## PROBLEM DETAILS
Starting with the first line of the listing, quote each line exactly until and including the one with "29.5, 28.7, 28.5];", leaving pictures out.

# PROVIDED MATERIAL start

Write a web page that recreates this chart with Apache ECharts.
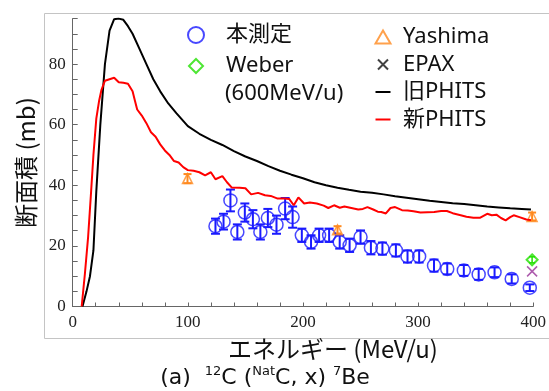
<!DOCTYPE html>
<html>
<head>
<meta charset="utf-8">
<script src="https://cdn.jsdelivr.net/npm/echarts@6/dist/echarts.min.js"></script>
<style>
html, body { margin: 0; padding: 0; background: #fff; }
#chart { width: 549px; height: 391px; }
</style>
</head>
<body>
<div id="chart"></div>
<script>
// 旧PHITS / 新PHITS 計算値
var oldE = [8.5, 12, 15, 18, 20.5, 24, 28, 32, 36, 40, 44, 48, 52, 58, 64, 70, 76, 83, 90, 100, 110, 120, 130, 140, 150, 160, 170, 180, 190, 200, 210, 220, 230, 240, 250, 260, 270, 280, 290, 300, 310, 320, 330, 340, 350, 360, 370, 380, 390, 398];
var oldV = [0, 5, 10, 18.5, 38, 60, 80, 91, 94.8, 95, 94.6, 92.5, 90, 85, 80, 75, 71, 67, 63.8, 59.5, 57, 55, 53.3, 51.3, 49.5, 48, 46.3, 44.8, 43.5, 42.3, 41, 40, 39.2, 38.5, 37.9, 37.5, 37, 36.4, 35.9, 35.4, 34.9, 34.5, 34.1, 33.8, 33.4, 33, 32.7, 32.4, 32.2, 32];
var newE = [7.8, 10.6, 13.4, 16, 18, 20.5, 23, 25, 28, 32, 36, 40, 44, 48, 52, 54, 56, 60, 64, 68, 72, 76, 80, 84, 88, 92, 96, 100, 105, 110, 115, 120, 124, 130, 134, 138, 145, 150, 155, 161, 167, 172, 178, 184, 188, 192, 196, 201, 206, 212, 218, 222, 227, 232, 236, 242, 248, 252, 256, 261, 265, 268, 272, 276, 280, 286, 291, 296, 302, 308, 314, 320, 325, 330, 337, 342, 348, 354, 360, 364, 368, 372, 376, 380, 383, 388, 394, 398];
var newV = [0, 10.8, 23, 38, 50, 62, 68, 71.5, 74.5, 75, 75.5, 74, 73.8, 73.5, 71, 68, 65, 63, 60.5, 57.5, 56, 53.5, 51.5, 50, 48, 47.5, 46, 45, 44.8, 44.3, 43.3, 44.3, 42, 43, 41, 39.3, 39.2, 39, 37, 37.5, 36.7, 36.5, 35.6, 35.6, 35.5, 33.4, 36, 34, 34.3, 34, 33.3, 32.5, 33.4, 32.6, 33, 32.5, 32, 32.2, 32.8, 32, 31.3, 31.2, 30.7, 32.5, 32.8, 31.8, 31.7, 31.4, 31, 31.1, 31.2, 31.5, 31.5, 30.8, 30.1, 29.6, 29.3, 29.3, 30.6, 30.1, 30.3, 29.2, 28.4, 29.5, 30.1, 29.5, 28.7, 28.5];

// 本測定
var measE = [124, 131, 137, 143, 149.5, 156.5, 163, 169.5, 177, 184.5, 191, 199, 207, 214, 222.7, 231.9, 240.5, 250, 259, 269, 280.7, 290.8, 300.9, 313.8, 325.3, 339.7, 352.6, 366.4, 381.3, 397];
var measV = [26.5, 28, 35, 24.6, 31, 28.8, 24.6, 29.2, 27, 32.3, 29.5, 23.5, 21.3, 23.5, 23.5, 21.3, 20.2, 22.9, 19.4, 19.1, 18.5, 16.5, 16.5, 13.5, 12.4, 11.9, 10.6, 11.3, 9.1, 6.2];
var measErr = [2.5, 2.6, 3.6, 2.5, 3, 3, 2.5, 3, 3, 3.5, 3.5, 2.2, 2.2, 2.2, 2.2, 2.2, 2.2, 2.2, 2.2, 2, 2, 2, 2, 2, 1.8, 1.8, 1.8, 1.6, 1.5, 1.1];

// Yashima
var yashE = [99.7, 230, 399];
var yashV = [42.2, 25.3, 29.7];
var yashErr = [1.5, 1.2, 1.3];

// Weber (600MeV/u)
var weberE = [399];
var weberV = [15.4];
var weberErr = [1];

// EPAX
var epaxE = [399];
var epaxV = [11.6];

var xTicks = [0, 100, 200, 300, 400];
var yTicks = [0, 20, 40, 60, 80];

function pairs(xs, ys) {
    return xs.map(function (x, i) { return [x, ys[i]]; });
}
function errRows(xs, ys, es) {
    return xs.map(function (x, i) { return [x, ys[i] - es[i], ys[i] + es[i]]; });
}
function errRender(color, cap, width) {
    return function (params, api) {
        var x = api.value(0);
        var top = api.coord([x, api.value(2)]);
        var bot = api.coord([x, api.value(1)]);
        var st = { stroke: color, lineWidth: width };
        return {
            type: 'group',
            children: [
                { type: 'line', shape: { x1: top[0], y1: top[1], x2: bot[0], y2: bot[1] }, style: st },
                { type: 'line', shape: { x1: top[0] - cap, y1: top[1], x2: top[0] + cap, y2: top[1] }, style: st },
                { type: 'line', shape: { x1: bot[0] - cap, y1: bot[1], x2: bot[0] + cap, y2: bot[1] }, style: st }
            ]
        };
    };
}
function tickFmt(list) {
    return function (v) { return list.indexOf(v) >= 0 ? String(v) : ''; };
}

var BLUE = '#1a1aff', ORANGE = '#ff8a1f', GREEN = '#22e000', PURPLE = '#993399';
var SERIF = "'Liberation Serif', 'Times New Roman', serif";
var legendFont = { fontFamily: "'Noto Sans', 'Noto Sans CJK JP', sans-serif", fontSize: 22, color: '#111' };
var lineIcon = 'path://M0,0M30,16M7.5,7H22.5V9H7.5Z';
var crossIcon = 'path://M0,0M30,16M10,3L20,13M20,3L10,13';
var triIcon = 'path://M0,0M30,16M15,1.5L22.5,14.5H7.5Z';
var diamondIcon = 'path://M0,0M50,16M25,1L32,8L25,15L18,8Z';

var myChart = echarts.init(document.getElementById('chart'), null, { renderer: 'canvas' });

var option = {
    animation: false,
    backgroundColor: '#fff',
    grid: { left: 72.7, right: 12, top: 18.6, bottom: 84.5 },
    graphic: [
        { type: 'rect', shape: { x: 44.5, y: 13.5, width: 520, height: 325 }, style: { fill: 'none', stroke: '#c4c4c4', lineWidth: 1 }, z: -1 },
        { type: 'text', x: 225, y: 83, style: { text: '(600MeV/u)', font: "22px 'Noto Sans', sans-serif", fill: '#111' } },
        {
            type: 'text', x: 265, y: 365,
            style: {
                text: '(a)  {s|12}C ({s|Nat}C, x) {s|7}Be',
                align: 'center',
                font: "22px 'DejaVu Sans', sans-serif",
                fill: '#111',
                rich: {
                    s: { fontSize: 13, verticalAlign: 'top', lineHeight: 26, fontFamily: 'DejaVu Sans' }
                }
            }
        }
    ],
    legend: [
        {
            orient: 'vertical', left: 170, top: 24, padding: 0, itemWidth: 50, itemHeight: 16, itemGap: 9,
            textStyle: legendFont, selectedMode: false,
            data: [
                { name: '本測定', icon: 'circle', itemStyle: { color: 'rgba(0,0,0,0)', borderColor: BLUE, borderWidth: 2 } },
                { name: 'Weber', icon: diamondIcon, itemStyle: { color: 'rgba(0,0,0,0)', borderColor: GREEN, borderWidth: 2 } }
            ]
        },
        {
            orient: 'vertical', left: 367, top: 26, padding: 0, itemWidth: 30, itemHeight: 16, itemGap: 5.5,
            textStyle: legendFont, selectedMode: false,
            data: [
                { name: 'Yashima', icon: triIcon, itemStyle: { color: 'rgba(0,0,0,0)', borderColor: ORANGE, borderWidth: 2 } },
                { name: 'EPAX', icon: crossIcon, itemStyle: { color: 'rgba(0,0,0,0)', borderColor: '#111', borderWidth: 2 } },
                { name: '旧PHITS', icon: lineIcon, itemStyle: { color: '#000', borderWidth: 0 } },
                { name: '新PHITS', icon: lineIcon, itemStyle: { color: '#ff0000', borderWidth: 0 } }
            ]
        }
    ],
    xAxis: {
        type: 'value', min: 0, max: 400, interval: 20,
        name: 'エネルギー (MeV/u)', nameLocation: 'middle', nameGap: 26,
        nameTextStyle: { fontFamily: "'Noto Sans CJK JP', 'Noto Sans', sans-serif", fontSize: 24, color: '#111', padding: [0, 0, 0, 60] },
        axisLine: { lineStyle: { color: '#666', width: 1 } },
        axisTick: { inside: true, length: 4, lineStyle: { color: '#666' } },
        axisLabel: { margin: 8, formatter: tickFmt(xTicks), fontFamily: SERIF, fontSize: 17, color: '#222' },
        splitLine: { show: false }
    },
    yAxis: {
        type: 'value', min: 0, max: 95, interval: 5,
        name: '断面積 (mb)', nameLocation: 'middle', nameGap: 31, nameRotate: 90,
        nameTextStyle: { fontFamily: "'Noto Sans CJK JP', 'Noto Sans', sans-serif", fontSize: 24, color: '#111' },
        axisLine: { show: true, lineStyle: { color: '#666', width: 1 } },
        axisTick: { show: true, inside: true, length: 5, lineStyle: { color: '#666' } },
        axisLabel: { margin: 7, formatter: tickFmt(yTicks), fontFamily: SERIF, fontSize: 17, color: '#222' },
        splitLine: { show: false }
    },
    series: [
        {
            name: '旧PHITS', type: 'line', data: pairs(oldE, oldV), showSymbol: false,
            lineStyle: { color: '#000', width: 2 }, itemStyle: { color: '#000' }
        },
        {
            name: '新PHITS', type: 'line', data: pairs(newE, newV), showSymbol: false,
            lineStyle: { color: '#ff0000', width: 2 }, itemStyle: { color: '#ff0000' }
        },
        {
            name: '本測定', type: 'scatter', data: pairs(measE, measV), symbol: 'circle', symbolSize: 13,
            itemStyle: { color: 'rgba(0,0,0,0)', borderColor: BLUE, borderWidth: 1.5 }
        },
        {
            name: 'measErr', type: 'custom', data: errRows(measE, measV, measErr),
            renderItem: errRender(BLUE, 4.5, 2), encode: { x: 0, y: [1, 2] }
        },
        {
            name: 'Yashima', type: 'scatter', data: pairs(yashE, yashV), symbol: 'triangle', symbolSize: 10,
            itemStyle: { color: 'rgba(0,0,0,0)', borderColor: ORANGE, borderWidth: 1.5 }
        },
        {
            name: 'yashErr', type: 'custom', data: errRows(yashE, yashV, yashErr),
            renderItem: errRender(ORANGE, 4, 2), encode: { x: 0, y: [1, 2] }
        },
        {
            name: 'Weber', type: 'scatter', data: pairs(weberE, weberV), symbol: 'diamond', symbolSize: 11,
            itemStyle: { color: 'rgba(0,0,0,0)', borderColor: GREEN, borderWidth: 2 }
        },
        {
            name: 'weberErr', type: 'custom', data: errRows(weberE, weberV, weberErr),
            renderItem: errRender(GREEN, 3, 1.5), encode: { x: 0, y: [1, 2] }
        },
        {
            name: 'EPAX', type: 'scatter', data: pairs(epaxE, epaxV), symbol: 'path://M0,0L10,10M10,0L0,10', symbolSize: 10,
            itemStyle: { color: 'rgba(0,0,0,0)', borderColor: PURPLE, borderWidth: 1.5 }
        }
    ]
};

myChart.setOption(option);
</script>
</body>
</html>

# PROVIDED MATERIAL end

## RESPONSE BELOW
Write a web page that recreates this chart with Apache ECharts.
<!DOCTYPE html>
<html>
<head>
<meta charset="utf-8">
<script src="https://cdn.jsdelivr.net/npm/echarts@6/dist/echarts.min.js"></script>
<style>
html, body { margin: 0; padding: 0; background: #fff; }
#chart { width: 549px; height: 391px; }
</style>
</head>
<body>
<div id="chart"></div>
<script>
// 旧PHITS / 新PHITS 計算値
var oldE = [8.5, 12, 15, 18, 20.5, 24, 28, 32, 36, 40, 44, 48, 52, 58, 64, 70, 76, 83, 90, 100, 110, 120, 130, 140, 150, 160, 170, 180, 190, 200, 210, 220, 230, 240, 250, 260, 270, 280, 290, 300, 310, 320, 330, 340, 350, 360, 370, 380, 390, 398];
var oldV = [0, 5, 10, 18.5, 38, 60, 80, 91, 94.8, 95, 94.6, 92.5, 90, 85, 80, 75, 71, 67, 63.8, 59.5, 57, 55, 53.3, 51.3, 49.5, 48, 46.3, 44.8, 43.5, 42.3, 41, 40, 39.2, 38.5, 37.9, 37.5, 37, 36.4, 35.9, 35.4, 34.9, 34.5, 34.1, 33.8, 33.4, 33, 32.7, 32.4, 32.2, 32];
var newE = [7.8, 10.6, 13.4, 16, 18, 20.5, 23, 25, 28, 32, 36, 40, 44, 48, 52, 54, 56, 60, 64, 68, 72, 76, 80, 84, 88, 92, 96, 100, 105, 110, 115, 120, 124, 130, 134, 138, 145, 150, 155, 161, 167, 172, 178, 184, 188, 192, 196, 201, 206, 212, 218, 222, 227, 232, 236, 242, 248, 252, 256, 261, 265, 268, 272, 276, 280, 286, 291, 296, 302, 308, 314, 320, 325, 330, 337, 342, 348, 354, 360, 364, 368, 372, 376, 380, 383, 388, 394, 398];
var newV = [0, 10.8, 23, 38, 50, 62, 68, 71.5, 74.5, 75, 75.5, 74, 73.8, 73.5, 71, 68, 65, 63, 60.5, 57.5, 56, 53.5, 51.5, 50, 48, 47.5, 46, 45, 44.8, 44.3, 43.3, 44.3, 42, 43, 41, 39.3, 39.2, 39, 37, 37.5, 36.7, 36.5, 35.6, 35.6, 35.5, 33.4, 36, 34, 34.3, 34, 33.3, 32.5, 33.4, 32.6, 33, 32.5, 32, 32.2, 32.8, 32, 31.3, 31.2, 30.7, 32.5, 32.8, 31.8, 31.7, 31.4, 31, 31.1, 31.2, 31.5, 31.5, 30.8, 30.1, 29.6, 29.3, 29.3, 30.6, 30.1, 30.3, 29.2, 28.4, 29.5, 30.1, 29.5, 28.7, 28.5];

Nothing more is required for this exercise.